Set exercise:
Make an exact copy of the data below, leaving out every picture.

Data shown:
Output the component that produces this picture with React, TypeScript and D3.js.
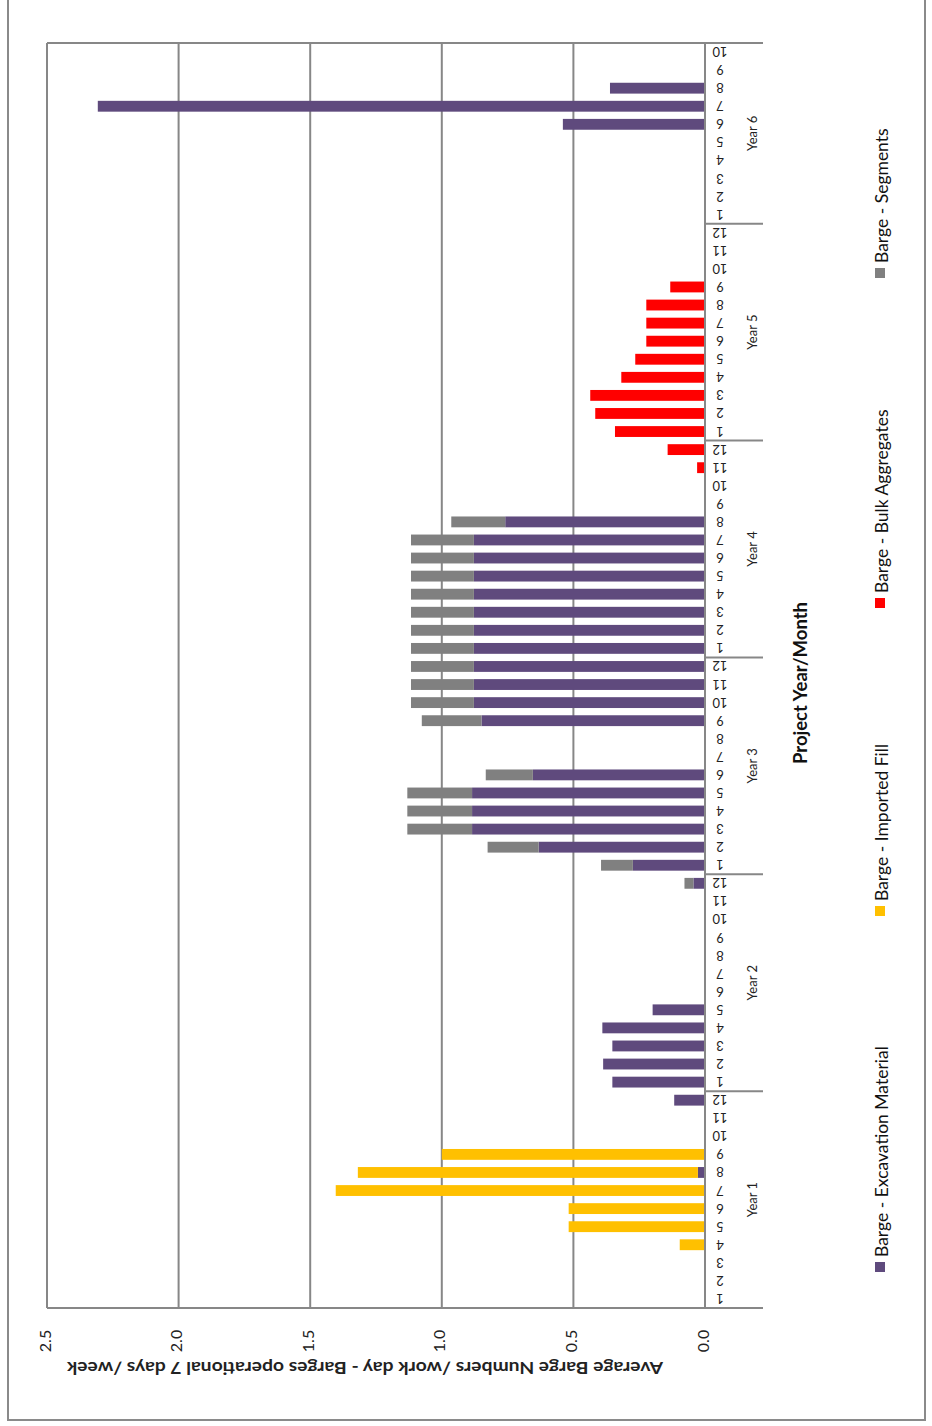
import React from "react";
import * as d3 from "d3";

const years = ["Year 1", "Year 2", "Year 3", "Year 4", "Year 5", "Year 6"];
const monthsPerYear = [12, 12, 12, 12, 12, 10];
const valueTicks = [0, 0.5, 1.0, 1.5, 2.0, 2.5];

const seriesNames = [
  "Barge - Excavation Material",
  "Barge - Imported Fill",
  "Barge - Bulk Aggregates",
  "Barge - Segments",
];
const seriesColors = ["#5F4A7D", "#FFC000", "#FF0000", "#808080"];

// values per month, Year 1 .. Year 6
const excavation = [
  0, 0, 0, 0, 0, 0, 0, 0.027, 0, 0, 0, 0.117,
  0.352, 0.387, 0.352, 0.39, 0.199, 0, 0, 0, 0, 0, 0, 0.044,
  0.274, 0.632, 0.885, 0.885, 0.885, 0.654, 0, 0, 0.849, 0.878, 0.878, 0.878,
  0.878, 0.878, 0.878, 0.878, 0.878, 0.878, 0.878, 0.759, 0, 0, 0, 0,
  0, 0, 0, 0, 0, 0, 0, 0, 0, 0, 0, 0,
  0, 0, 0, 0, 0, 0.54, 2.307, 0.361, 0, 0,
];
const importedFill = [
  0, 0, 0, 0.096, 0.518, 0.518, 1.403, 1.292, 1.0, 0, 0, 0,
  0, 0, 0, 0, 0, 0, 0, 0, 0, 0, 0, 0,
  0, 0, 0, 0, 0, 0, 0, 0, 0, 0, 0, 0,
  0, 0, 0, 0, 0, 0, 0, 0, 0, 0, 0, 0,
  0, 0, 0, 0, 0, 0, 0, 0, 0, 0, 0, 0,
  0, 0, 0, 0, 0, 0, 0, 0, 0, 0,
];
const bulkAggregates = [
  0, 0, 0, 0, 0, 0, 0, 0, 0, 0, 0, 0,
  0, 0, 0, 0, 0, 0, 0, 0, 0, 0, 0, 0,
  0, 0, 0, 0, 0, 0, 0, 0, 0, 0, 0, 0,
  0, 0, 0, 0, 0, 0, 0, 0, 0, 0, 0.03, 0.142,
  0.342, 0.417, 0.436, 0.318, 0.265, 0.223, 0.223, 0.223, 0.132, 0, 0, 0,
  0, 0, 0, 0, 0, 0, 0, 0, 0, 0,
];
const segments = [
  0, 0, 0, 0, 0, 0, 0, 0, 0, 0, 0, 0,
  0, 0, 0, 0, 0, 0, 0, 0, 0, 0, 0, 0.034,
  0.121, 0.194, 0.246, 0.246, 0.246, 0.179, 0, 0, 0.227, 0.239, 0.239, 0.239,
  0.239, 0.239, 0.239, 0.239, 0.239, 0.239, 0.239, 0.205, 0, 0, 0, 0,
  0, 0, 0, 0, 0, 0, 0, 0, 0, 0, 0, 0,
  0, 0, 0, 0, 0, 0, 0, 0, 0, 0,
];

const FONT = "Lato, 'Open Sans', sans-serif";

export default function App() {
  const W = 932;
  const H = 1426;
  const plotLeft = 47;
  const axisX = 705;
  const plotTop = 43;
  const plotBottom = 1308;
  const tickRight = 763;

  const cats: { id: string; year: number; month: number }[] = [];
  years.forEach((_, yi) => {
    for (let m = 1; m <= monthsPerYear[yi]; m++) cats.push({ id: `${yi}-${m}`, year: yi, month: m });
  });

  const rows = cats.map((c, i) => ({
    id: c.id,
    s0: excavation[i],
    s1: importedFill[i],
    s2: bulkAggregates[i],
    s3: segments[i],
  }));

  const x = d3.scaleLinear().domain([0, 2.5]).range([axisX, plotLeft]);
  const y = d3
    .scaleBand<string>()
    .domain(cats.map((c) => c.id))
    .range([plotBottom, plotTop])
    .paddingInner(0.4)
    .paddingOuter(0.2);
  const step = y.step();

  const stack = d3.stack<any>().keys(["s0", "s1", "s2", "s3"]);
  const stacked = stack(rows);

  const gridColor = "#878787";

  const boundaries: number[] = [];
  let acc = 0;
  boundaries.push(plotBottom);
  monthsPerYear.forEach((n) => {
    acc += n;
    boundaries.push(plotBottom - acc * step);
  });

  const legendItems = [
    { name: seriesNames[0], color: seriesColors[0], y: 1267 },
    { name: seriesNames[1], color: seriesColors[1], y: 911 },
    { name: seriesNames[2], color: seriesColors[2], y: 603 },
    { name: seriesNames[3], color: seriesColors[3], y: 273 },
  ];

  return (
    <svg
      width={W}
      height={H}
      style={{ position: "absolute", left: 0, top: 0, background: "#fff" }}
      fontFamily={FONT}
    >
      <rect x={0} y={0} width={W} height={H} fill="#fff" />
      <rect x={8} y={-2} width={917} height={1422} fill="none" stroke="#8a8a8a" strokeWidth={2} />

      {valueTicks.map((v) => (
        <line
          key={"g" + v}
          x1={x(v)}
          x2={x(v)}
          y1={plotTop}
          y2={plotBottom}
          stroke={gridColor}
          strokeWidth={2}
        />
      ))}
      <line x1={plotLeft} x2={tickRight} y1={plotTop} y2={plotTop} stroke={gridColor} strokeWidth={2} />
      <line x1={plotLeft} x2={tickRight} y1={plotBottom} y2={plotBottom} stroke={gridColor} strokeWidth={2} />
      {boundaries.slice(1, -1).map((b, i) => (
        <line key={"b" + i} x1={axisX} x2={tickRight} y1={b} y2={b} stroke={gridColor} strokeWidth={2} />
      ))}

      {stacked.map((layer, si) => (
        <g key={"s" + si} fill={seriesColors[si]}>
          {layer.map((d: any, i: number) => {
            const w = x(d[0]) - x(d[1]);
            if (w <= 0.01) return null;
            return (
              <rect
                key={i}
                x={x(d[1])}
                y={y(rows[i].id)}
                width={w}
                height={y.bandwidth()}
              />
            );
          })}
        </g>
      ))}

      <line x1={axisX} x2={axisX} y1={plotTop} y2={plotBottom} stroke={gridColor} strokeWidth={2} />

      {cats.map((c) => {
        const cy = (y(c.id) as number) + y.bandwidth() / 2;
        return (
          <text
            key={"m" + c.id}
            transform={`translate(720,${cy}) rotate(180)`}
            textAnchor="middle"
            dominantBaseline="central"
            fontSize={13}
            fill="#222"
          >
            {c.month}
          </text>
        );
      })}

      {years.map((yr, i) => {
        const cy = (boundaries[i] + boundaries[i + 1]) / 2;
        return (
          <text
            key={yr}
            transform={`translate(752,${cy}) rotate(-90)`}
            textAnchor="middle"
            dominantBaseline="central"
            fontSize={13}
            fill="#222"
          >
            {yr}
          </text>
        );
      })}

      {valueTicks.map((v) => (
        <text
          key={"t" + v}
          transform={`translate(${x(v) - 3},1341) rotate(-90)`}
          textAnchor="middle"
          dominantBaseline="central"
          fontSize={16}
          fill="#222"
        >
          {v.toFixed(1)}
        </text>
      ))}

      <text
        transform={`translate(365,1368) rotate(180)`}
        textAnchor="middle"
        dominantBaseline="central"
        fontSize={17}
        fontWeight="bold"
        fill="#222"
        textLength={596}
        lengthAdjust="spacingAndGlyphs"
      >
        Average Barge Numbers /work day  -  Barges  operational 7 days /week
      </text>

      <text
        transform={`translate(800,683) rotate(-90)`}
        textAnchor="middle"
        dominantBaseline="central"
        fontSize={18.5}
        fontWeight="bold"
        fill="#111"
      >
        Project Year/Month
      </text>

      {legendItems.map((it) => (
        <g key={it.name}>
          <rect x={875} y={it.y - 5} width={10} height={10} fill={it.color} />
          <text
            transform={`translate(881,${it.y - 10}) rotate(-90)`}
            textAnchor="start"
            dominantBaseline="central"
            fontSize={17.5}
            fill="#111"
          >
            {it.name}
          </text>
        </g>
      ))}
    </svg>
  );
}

Final result:
Output the component that produces this picture with React, TypeScript and D3.js.
import React from "react";
import * as d3 from "d3";

const years = ["Year 1", "Year 2", "Year 3", "Year 4", "Year 5", "Year 6"];
const monthsPerYear = [12, 12, 12, 12, 12, 10];
const valueTicks = [0, 0.5, 1.0, 1.5, 2.0, 2.5];

const seriesNames = [
  "Barge - Excavation Material",
  "Barge - Imported Fill",
  "Barge - Bulk Aggregates",
  "Barge - Segments",
];
const seriesColors = ["#5F4A7D", "#FFC000", "#FF0000", "#808080"];

// values per month, Year 1 .. Year 6
const excavation = [
  0, 0, 0, 0, 0, 0, 0, 0.027, 0, 0, 0, 0.117,
  0.352, 0.387, 0.352, 0.39, 0.199, 0, 0, 0, 0, 0, 0, 0.044,
  0.274, 0.632, 0.885, 0.885, 0.885, 0.654, 0, 0, 0.849, 0.878, 0.878, 0.878,
  0.878, 0.878, 0.878, 0.878, 0.878, 0.878, 0.878, 0.759, 0, 0, 0, 0,
  0, 0, 0, 0, 0, 0, 0, 0, 0, 0, 0, 0,
  0, 0, 0, 0, 0, 0.54, 2.307, 0.361, 0, 0,
];
const importedFill = [
  0, 0, 0, 0.096, 0.518, 0.518, 1.403, 1.292, 1.0, 0, 0, 0,
  0, 0, 0, 0, 0, 0, 0, 0, 0, 0, 0, 0,
  0, 0, 0, 0, 0, 0, 0, 0, 0, 0, 0, 0,
  0, 0, 0, 0, 0, 0, 0, 0, 0, 0, 0, 0,
  0, 0, 0, 0, 0, 0, 0, 0, 0, 0, 0, 0,
  0, 0, 0, 0, 0, 0, 0, 0, 0, 0,
];
const bulkAggregates = [
  0, 0, 0, 0, 0, 0, 0, 0, 0, 0, 0, 0,
  0, 0, 0, 0, 0, 0, 0, 0, 0, 0, 0, 0,
  0, 0, 0, 0, 0, 0, 0, 0, 0, 0, 0, 0,
  0, 0, 0, 0, 0, 0, 0, 0, 0, 0, 0.03, 0.142,
  0.342, 0.417, 0.436, 0.318, 0.265, 0.223, 0.223, 0.223, 0.132, 0, 0, 0,
  0, 0, 0, 0, 0, 0, 0, 0, 0, 0,
];
const segments = [
  0, 0, 0, 0, 0, 0, 0, 0, 0, 0, 0, 0,
  0, 0, 0, 0, 0, 0, 0, 0, 0, 0, 0, 0.034,
  0.121, 0.194, 0.246, 0.246, 0.246, 0.179, 0, 0, 0.227, 0.239, 0.239, 0.239,
  0.239, 0.239, 0.239, 0.239, 0.239, 0.239, 0.239, 0.205, 0, 0, 0, 0,
  0, 0, 0, 0, 0, 0, 0, 0, 0, 0, 0, 0,
  0, 0, 0, 0, 0, 0, 0, 0, 0, 0,
];

const FONT = "Lato, 'Open Sans', sans-serif";

export default function App() {
  const W = 932;
  const H = 1426;
  const plotLeft = 47;
  const axisX = 705;
  const plotTop = 43;
  const plotBottom = 1308;
  const tickRight = 763;

  const cats: { id: string; year: number; month: number }[] = [];
  years.forEach((_, yi) => {
    for (let m = 1; m <= monthsPerYear[yi]; m++) cats.push({ id: `${yi}-${m}`, year: yi, month: m });
  });

  const rows = cats.map((c, i) => ({
    id: c.id,
    s0: excavation[i],
    s1: importedFill[i],
    s2: bulkAggregates[i],
    s3: segments[i],
  }));

  const x = d3.scaleLinear().domain([0, 2.5]).range([axisX, plotLeft]);
  const y = d3
    .scaleBand<string>()
    .domain(cats.map((c) => c.id))
    .range([plotBottom, plotTop])
    .paddingInner(0.4)
    .paddingOuter(0.2);
  const step = y.step();

  const stack = d3.stack<any>().keys(["s0", "s1", "s2", "s3"]);
  const stacked = stack(rows);

  const gridColor = "#878787";

  const boundaries: number[] = [];
  let acc = 0;
  boundaries.push(plotBottom);
  monthsPerYear.forEach((n) => {
    acc += n;
    boundaries.push(plotBottom - acc * step);
  });

  const legendItems = [
    { name: seriesNames[0], color: seriesColors[0], y: 1267 },
    { name: seriesNames[1], color: seriesColors[1], y: 911 },
    { name: seriesNames[2], color: seriesColors[2], y: 603 },
    { name: seriesNames[3], color: seriesColors[3], y: 273 },
  ];

  return (
    <svg
      width={W}
      height={H}
      style={{ position: "absolute", left: 0, top: 0, background: "#fff" }}
      fontFamily={FONT}
    >
      <rect x={0} y={0} width={W} height={H} fill="#fff" />
      <rect x={8} y={-2} width={917} height={1422} fill="none" stroke="#8a8a8a" strokeWidth={2} />

      {valueTicks.map((v) => (
        <line
          key={"g" + v}
          x1={x(v)}
          x2={x(v)}
          y1={plotTop}
          y2={plotBottom}
          stroke={gridColor}
          strokeWidth={2}
        />
      ))}
      <line x1={plotLeft} x2={tickRight} y1={plotTop} y2={plotTop} stroke={gridColor} strokeWidth={2} />
      <line x1={plotLeft} x2={tickRight} y1={plotBottom} y2={plotBottom} stroke={gridColor} strokeWidth={2} />
      {boundaries.slice(1, -1).map((b, i) => (
        <line key={"b" + i} x1={axisX} x2={tickRight} y1={b} y2={b} stroke={gridColor} strokeWidth={2} />
      ))}

      {stacked.map((layer, si) => (
        <g key={"s" + si} fill={seriesColors[si]}>
          {layer.map((d: any, i: number) => {
            const w = x(d[0]) - x(d[1]);
            if (w <= 0.01) return null;
            return (
              <rect
                key={i}
                x={x(d[1])}
                y={y(rows[i].id)}
                width={w}
                height={y.bandwidth()}
              />
            );
          })}
        </g>
      ))}

      <line x1={axisX} x2={axisX} y1={plotTop} y2={plotBottom} stroke={gridColor} strokeWidth={2} />

      {cats.map((c) => {
        const cy = (y(c.id) as number) + y.bandwidth() / 2;
        return (
          <text
            key={"m" + c.id}
            transform={`translate(720,${cy}) rotate(180)`}
            textAnchor="middle"
            dominantBaseline="central"
            fontSize={13}
            fill="#222"
          >
            {c.month}
          </text>
        );
      })}

      {years.map((yr, i) => {
        const cy = (boundaries[i] + boundaries[i + 1]) / 2;
        return (
          <text
            key={yr}
            transform={`translate(752,${cy}) rotate(-90)`}
            textAnchor="middle"
            dominantBaseline="central"
            fontSize={13}
            fill="#222"
          >
            {yr}
          </text>
        );
      })}

      {valueTicks.map((v) => (
        <text
          key={"t" + v}
          transform={`translate(${x(v) - 3},1341) rotate(-90)`}
          textAnchor="middle"
          dominantBaseline="central"
          fontSize={16}
          fill="#222"
        >
          {v.toFixed(1)}
        </text>
      ))}

      <text
        transform={`translate(365,1368) rotate(180)`}
        textAnchor="middle"
        dominantBaseline="central"
        fontSize={17}
        fontWeight="bold"
        fill="#222"
        textLength={596}
        lengthAdjust="spacingAndGlyphs"
      >
        Average Barge Numbers /work day  -  Barges  operational 7 days /week
      </text>

      <text
        transform={`translate(800,683) rotate(-90)`}
        textAnchor="middle"
        dominantBaseline="central"
        fontSize={18.5}
        fontWeight="bold"
        fill="#111"
      >
        Project Year/Month
      </text>

      {legendItems.map((it) => (
        <g key={it.name}>
          <rect x={875} y={it.y - 5} width={10} height={10} fill={it.color} />
          <text
            transform={`translate(881,${it.y - 10}) rotate(-90)`}
            textAnchor="start"
            dominantBaseline="central"
            fontSize={17.5}
            fill="#111"
          >
            {it.name}
          </text>
        </g>
      ))}
    </svg>
  );
}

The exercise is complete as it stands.